_Set problem_
Below is a listing. Return the lines from the one that contains "Generate a Python" to the one that contains "284.9, 285.0, 285.0]", both ends included, verbatim and with no pictures.

_Dataset records_
##########
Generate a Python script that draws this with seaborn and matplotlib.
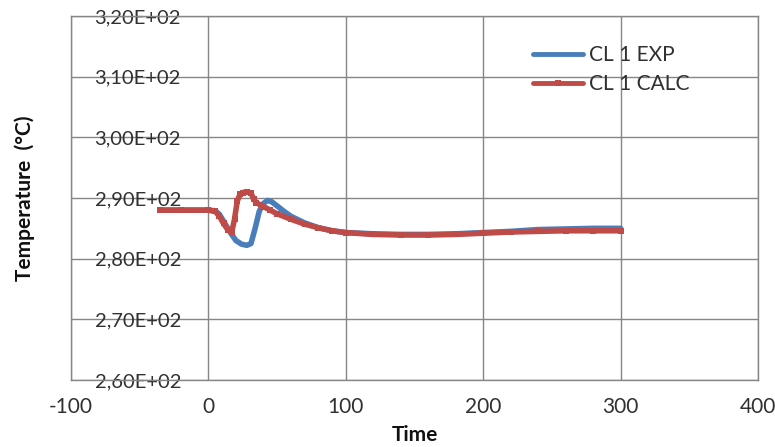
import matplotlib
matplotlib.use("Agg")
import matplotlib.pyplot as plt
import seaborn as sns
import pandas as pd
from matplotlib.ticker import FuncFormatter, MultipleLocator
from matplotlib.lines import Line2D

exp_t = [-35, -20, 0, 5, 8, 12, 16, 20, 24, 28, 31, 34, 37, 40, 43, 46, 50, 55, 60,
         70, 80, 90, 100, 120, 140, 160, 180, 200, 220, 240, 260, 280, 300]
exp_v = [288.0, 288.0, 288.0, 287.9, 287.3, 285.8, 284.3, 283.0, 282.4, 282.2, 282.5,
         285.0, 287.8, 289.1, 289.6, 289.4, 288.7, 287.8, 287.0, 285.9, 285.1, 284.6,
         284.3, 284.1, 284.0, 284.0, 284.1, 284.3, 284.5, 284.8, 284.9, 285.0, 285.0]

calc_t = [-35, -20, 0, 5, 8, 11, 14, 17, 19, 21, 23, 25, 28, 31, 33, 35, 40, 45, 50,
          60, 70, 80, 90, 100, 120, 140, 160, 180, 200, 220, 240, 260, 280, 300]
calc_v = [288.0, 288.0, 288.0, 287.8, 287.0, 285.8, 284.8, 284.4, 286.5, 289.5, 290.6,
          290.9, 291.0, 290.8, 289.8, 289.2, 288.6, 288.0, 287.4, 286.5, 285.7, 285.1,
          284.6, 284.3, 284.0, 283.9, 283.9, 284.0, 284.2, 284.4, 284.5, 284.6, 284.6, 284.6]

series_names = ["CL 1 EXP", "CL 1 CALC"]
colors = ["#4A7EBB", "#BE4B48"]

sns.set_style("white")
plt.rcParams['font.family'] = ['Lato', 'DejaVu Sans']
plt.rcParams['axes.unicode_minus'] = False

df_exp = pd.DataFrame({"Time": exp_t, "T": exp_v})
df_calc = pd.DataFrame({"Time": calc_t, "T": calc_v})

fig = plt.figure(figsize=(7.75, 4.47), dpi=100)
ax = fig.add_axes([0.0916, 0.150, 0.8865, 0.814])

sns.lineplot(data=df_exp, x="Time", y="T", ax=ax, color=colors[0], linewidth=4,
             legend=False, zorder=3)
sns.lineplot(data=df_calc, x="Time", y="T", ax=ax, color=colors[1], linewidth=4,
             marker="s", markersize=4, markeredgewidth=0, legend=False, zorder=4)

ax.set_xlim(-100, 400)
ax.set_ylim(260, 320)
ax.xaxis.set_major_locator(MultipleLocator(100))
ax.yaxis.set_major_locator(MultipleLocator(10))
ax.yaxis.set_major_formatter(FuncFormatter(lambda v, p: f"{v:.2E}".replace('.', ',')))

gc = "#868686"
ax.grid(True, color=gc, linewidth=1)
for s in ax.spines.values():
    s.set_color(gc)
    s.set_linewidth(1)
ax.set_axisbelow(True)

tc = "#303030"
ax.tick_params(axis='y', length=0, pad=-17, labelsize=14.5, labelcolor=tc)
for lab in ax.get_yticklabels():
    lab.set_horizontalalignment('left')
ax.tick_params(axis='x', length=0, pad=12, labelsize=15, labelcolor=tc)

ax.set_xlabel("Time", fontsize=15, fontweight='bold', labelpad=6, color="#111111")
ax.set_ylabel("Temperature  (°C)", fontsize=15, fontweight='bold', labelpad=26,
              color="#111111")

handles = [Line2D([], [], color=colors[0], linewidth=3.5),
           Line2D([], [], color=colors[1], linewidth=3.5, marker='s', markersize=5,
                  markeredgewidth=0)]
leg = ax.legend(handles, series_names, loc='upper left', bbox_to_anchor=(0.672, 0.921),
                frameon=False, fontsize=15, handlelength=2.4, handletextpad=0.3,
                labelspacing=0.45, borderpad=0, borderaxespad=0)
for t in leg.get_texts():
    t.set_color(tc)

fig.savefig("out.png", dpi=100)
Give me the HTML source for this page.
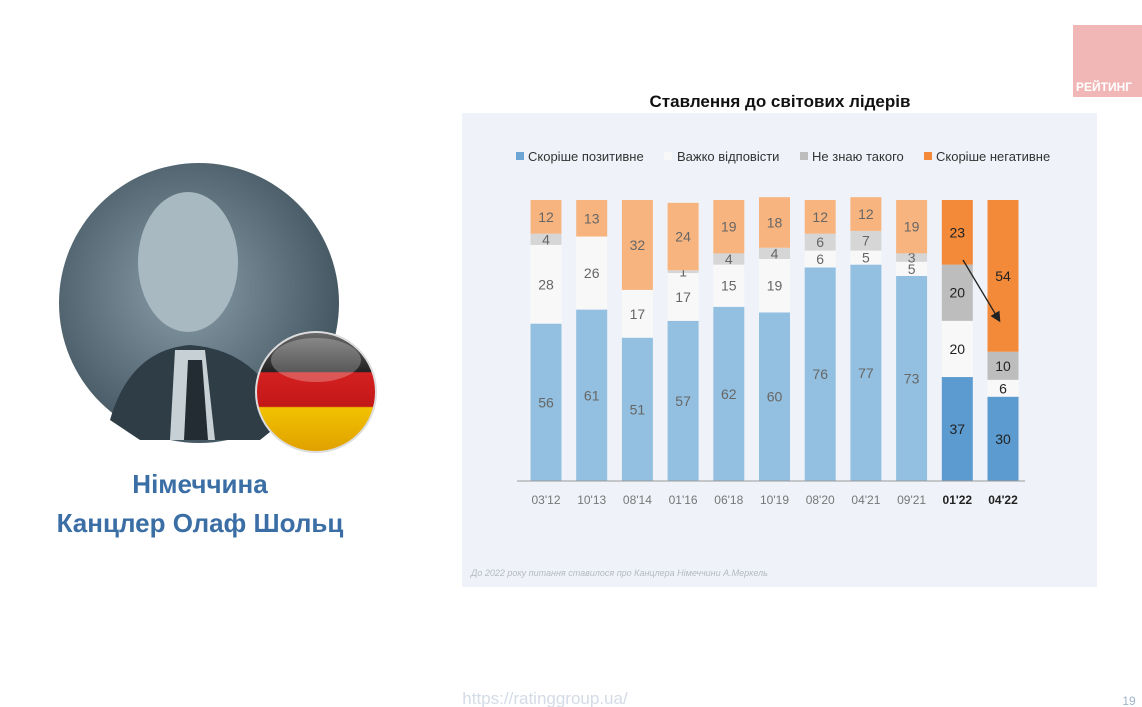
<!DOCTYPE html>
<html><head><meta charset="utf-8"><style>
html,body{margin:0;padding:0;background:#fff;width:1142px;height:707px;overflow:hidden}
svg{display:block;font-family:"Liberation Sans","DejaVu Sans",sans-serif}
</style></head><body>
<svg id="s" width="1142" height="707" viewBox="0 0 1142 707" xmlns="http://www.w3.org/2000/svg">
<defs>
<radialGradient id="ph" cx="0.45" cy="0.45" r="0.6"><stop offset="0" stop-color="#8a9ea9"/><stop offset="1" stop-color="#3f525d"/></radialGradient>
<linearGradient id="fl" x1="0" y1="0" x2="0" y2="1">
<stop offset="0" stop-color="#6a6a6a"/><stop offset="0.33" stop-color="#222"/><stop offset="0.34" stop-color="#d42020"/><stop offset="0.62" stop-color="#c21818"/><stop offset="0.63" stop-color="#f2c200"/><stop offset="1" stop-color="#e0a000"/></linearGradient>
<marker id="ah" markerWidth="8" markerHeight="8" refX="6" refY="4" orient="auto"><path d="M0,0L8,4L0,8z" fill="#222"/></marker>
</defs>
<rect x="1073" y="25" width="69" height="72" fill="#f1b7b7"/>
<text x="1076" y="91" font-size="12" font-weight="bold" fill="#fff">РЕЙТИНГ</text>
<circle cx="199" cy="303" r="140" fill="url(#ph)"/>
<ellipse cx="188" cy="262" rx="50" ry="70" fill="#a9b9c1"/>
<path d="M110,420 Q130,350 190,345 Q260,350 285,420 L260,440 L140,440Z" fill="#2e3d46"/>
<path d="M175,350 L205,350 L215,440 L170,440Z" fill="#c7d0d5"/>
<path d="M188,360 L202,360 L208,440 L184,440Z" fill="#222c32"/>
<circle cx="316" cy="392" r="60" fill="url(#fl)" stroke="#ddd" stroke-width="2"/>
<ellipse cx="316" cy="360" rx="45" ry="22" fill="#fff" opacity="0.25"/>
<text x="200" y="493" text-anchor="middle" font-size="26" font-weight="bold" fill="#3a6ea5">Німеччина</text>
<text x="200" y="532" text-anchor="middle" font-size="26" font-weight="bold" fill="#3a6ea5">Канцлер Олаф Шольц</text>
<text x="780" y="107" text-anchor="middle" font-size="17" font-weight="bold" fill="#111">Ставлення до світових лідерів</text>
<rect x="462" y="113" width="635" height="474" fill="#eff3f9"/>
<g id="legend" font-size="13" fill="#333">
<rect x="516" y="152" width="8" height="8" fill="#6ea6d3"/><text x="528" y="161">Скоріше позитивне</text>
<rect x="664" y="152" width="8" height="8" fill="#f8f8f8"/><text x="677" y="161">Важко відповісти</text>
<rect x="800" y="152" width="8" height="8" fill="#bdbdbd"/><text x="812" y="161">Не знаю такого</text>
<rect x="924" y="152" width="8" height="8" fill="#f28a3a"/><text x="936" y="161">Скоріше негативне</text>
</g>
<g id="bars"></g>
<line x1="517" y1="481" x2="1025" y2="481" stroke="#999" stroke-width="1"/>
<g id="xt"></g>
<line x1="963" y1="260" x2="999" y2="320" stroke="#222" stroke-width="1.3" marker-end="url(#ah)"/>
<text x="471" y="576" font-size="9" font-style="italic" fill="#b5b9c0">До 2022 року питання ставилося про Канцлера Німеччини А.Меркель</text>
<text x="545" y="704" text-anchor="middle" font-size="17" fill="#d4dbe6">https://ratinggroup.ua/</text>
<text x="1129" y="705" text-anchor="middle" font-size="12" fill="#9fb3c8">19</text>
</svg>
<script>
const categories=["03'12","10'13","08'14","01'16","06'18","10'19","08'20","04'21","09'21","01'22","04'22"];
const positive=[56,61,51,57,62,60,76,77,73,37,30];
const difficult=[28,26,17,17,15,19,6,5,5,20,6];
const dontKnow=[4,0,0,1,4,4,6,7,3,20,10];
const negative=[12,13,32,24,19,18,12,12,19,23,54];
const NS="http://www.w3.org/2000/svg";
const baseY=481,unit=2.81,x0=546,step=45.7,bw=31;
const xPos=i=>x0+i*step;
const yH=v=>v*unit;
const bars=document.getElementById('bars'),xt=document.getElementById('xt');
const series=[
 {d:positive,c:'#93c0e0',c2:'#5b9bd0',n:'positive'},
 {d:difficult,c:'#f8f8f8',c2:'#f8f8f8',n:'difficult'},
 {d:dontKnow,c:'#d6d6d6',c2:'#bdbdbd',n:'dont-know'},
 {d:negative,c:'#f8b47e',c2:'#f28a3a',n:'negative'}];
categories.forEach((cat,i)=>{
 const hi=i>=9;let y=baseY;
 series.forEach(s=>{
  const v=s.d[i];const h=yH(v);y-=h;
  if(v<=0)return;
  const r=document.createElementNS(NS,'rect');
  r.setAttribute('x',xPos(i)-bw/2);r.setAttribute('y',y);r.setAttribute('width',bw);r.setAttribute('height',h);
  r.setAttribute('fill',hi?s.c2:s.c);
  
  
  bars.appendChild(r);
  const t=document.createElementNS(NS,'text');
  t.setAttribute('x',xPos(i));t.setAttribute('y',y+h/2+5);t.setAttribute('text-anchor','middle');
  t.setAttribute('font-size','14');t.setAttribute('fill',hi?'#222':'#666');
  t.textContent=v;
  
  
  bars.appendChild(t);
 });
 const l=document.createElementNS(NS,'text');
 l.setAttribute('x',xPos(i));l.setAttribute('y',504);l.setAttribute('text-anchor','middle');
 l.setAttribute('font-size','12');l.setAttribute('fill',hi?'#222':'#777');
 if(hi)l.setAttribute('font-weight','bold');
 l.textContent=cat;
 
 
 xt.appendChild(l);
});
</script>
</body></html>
##########
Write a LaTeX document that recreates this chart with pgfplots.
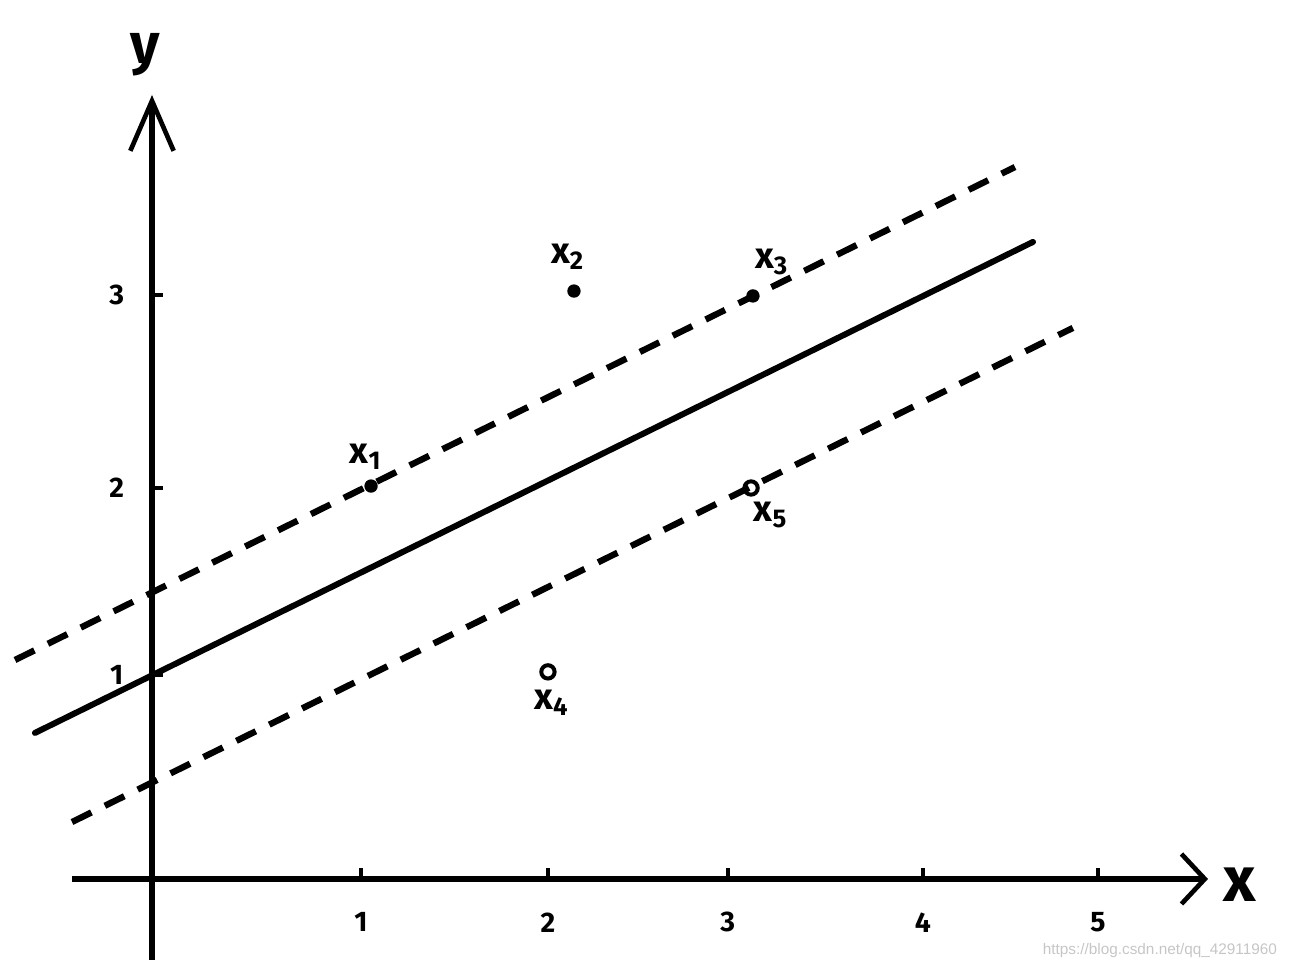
##########
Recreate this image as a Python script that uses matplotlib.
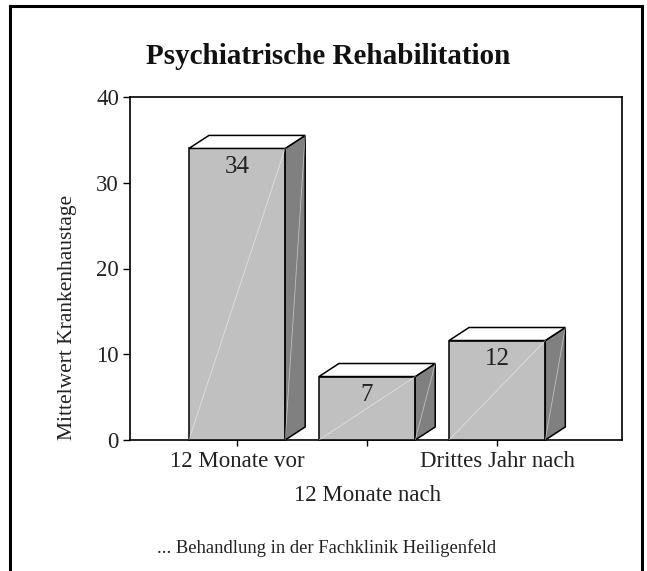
##########
_Result of the task_
Generate a Python script that draws this with seaborn and matplotlib.
import matplotlib
matplotlib.use("Agg")
import matplotlib.pyplot as plt
import seaborn as sns
import pandas as pd
from matplotlib.ticker import FuncFormatter, MultipleLocator
from matplotlib.lines import Line2D

exp_t = [-35, -20, 0, 5, 8, 12, 16, 20, 24, 28, 31, 34, 37, 40, 43, 46, 50, 55, 60,
         70, 80, 90, 100, 120, 140, 160, 180, 200, 220, 240, 260, 280, 300]
exp_v = [288.0, 288.0, 288.0, 287.9, 287.3, 285.8, 284.3, 283.0, 282.4, 282.2, 282.5,
         285.0, 287.8, 289.1, 289.6, 289.4, 288.7, 287.8, 287.0, 285.9, 285.1, 284.6,
         284.3, 284.1, 284.0, 284.0, 284.1, 284.3, 284.5, 284.8, 284.9, 285.0, 285.0]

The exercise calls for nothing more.